● Exercise prompt
Write out every line of the material as it stands, apart from the pictures.

--- START ---

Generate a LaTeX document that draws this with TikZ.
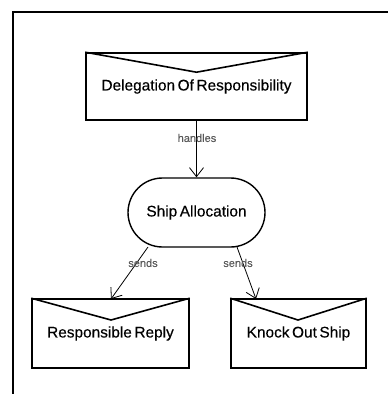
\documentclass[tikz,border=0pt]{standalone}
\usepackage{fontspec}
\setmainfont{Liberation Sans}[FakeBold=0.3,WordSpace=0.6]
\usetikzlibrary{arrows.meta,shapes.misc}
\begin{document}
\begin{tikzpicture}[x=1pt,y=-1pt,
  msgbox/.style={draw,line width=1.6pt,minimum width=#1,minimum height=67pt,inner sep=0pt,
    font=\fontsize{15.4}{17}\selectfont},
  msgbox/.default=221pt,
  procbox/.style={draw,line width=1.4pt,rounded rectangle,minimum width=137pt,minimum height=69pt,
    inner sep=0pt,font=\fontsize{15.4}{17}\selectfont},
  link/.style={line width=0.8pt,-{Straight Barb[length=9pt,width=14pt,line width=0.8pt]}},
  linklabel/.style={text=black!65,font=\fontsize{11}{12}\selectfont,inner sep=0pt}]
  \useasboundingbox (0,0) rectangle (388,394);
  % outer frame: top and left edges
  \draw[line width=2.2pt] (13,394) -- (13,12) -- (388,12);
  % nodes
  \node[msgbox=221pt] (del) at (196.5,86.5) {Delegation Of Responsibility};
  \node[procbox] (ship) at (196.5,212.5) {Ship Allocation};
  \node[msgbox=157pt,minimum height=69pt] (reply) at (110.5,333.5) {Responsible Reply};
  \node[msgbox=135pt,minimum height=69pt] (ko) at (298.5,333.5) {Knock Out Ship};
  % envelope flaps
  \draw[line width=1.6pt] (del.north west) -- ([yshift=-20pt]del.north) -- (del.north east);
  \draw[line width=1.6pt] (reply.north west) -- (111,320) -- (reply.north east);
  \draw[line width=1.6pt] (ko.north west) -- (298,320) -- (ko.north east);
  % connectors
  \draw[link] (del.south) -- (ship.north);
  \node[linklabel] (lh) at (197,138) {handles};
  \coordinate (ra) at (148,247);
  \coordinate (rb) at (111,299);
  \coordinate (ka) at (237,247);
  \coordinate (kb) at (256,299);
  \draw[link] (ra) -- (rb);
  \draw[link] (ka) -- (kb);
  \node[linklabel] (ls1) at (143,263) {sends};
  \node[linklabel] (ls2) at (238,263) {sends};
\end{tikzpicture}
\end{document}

--- END ---

● Complete output
Generate a LaTeX document that draws this with TikZ.
\documentclass[tikz,border=0pt]{standalone}
\usepackage{fontspec}
\setmainfont{Liberation Sans}[FakeBold=0.3,WordSpace=0.6]
\usetikzlibrary{arrows.meta,shapes.misc}
\begin{document}
\begin{tikzpicture}[x=1pt,y=-1pt,
  msgbox/.style={draw,line width=1.6pt,minimum width=#1,minimum height=67pt,inner sep=0pt,
    font=\fontsize{15.4}{17}\selectfont},
  msgbox/.default=221pt,
  procbox/.style={draw,line width=1.4pt,rounded rectangle,minimum width=137pt,minimum height=69pt,
    inner sep=0pt,font=\fontsize{15.4}{17}\selectfont},
  link/.style={line width=0.8pt,-{Straight Barb[length=9pt,width=14pt,line width=0.8pt]}},
  linklabel/.style={text=black!65,font=\fontsize{11}{12}\selectfont,inner sep=0pt}]
  \useasboundingbox (0,0) rectangle (388,394);
  % outer frame: top and left edges
  \draw[line width=2.2pt] (13,394) -- (13,12) -- (388,12);
  % nodes
  \node[msgbox=221pt] (del) at (196.5,86.5) {Delegation Of Responsibility};
  \node[procbox] (ship) at (196.5,212.5) {Ship Allocation};
  \node[msgbox=157pt,minimum height=69pt] (reply) at (110.5,333.5) {Responsible Reply};
  \node[msgbox=135pt,minimum height=69pt] (ko) at (298.5,333.5) {Knock Out Ship};
  % envelope flaps
  \draw[line width=1.6pt] (del.north west) -- ([yshift=-20pt]del.north) -- (del.north east);
  \draw[line width=1.6pt] (reply.north west) -- (111,320) -- (reply.north east);
  \draw[line width=1.6pt] (ko.north west) -- (298,320) -- (ko.north east);
  % connectors
  \draw[link] (del.south) -- (ship.north);
  \node[linklabel] (lh) at (197,138) {handles};
  \coordinate (ra) at (148,247);
  \coordinate (rb) at (111,299);
  \coordinate (ka) at (237,247);
  \coordinate (kb) at (256,299);
  \draw[link] (ra) -- (rb);
  \draw[link] (ka) -- (kb);
  \node[linklabel] (ls1) at (143,263) {sends};
  \node[linklabel] (ls2) at (238,263) {sends};
\end{tikzpicture}
\end{document}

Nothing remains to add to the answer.